In West Java province meanwhile, a campaign spokesperson for frontrunning presidential candidate Susilo Bambang Yudhoyono, raised the issue of a nearly identical loan scheme, only that the bank involved was state bank PT Bank Rakyat Indonesia (BRI).
Yudi Widiana Adi, a Susilo campaign worker, questioned why BRI was suddenly involved in such unprofitable lending practices, especially without collateral, just two weeks prior to election day on Sept. 20.
He said there were reports of thousands of people in Sumedang, Majalengka and Sukabumi regencies who had applied for the cheap loans for their "small- and medium-sized enterprises", with a Rp 3 million credit ceiling, after they were told that BRI was currently offering the scheme.

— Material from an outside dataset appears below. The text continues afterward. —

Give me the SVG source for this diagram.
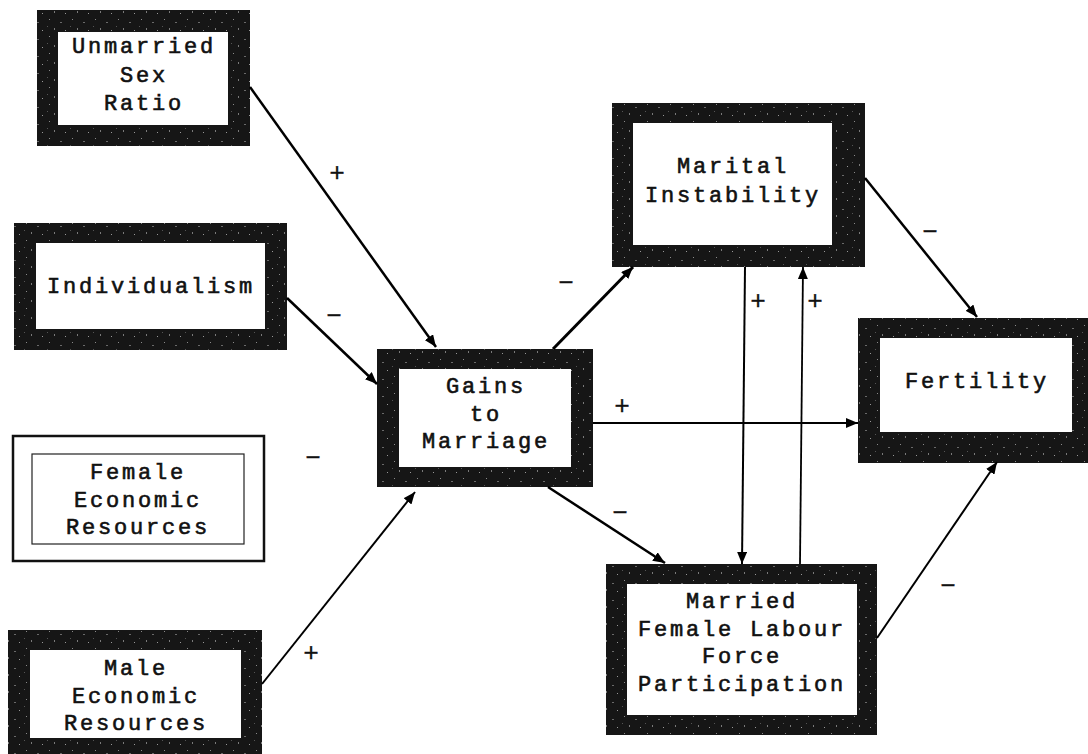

In another odd twist, most of the people who have received the loans have been led to believe that if Megawati is elected, their debts would be written off, said Yudi.
"We do not oppose lending to small businesses, but why has the bank done this kind of scheme at this time, just two weeks away from election day," wondered Yudi, while urging Panwaslu to investigate the alleged scam.
Megawati's campaign spokesperson in West Java said he did not see why there should be any allegations. Edi Susiyanto, one of the provincial campaigners for Megawati, claimed that the bank had been offering these types of cheap loans for many years.
Secretary of the provincial Panwaslu, Teten Setiawan, said that he would investigate the report.
The alleged scandal comes at a time when banks nationwide are promoting loans to small businesses, however, with collateral and at standard market interest rates. Many bankers and economists believe such loans can be relatively risk-free and produce greater liquidity amid slow investment in the country.